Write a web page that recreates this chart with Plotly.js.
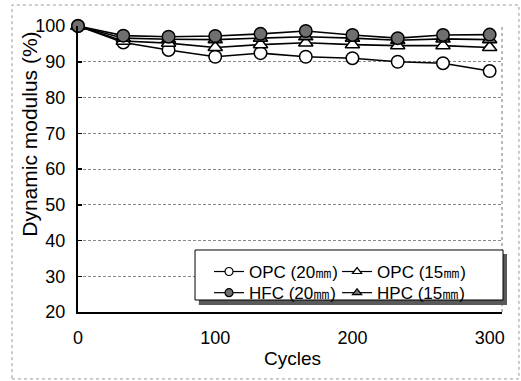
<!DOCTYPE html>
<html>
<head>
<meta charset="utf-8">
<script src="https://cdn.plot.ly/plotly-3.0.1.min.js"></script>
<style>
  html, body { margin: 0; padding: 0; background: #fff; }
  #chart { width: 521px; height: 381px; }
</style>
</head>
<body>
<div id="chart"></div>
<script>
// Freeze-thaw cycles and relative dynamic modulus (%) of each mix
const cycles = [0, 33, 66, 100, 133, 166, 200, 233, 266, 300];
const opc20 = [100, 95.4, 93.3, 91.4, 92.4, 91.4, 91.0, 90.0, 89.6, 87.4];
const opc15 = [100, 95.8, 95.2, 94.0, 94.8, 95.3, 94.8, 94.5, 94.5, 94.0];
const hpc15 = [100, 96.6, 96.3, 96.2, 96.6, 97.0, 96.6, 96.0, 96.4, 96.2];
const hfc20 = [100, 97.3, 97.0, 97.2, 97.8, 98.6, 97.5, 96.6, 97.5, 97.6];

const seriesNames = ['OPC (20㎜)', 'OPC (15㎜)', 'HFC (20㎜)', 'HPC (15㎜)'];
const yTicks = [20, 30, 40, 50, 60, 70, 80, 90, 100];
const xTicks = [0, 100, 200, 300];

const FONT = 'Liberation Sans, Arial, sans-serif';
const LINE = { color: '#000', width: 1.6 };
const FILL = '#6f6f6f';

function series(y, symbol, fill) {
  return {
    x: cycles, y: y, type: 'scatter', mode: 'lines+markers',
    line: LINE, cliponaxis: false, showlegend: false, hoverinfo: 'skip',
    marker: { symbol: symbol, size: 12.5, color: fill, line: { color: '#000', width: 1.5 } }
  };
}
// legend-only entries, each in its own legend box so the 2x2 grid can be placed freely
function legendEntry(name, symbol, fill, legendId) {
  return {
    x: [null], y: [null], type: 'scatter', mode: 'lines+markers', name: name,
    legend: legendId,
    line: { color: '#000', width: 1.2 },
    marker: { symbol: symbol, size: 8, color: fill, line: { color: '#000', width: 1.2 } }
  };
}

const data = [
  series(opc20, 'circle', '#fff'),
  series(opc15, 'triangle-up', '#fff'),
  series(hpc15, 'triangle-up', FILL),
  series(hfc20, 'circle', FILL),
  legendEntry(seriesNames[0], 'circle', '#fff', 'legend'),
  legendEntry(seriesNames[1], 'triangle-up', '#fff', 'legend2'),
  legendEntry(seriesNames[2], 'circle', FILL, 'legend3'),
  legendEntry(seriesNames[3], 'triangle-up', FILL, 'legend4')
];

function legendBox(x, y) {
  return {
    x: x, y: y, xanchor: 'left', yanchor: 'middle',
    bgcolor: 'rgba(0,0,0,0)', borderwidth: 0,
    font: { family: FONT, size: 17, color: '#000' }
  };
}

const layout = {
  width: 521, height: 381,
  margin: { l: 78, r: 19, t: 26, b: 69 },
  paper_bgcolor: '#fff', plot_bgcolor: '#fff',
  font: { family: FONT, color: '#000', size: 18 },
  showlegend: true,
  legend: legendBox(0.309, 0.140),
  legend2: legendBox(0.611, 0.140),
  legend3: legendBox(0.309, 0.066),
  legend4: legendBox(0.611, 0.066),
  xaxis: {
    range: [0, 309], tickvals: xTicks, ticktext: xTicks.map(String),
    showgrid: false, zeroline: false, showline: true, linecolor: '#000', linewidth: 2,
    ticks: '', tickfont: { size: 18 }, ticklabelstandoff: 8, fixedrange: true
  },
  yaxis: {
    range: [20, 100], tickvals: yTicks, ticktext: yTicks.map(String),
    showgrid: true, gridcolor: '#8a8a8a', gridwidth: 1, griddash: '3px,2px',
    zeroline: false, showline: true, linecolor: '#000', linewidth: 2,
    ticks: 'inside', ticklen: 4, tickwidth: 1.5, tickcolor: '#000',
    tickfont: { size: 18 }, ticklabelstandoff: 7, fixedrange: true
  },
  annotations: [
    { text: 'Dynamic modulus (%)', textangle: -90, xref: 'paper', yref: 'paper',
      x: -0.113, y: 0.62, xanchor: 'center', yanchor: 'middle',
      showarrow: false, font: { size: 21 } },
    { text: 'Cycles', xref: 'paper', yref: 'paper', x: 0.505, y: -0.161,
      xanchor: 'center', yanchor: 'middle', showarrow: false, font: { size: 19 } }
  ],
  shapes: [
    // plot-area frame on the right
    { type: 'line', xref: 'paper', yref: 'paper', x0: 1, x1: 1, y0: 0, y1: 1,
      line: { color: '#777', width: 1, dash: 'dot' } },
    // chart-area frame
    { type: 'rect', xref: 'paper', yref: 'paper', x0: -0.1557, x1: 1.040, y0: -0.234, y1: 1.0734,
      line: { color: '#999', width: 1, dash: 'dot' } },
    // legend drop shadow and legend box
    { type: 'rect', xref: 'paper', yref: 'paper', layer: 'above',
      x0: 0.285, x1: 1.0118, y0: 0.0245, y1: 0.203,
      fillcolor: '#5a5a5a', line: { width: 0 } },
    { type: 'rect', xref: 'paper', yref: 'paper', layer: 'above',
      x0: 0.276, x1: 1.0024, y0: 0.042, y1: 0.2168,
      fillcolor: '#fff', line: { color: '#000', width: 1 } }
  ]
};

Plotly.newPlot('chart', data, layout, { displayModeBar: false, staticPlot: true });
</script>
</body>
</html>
• • •
● **Set exercise**
Give again, exactly, the lines from the start of the data through the one holding "const FILL = '#6f6f6f';"; omit the pictures.

● **Correct response**
Write a web page that recreates this chart with Plotly.js.
<!DOCTYPE html>
<html>
<head>
<meta charset="utf-8">
<script src="https://cdn.plot.ly/plotly-3.0.1.min.js"></script>
<style>
  html, body { margin: 0; padding: 0; background: #fff; }
  #chart { width: 521px; height: 381px; }
</style>
</head>
<body>
<div id="chart"></div>
<script>
// Freeze-thaw cycles and relative dynamic modulus (%) of each mix
const cycles = [0, 33, 66, 100, 133, 166, 200, 233, 266, 300];
const opc20 = [100, 95.4, 93.3, 91.4, 92.4, 91.4, 91.0, 90.0, 89.6, 87.4];
const opc15 = [100, 95.8, 95.2, 94.0, 94.8, 95.3, 94.8, 94.5, 94.5, 94.0];
const hpc15 = [100, 96.6, 96.3, 96.2, 96.6, 97.0, 96.6, 96.0, 96.4, 96.2];
const hfc20 = [100, 97.3, 97.0, 97.2, 97.8, 98.6, 97.5, 96.6, 97.5, 97.6];

const seriesNames = ['OPC (20㎜)', 'OPC (15㎜)', 'HFC (20㎜)', 'HPC (15㎜)'];
const yTicks = [20, 30, 40, 50, 60, 70, 80, 90, 100];
const xTicks = [0, 100, 200, 300];

const FONT = 'Liberation Sans, Arial, sans-serif';
const LINE = { color: '#000', width: 1.6 };
const FILL = '#6f6f6f';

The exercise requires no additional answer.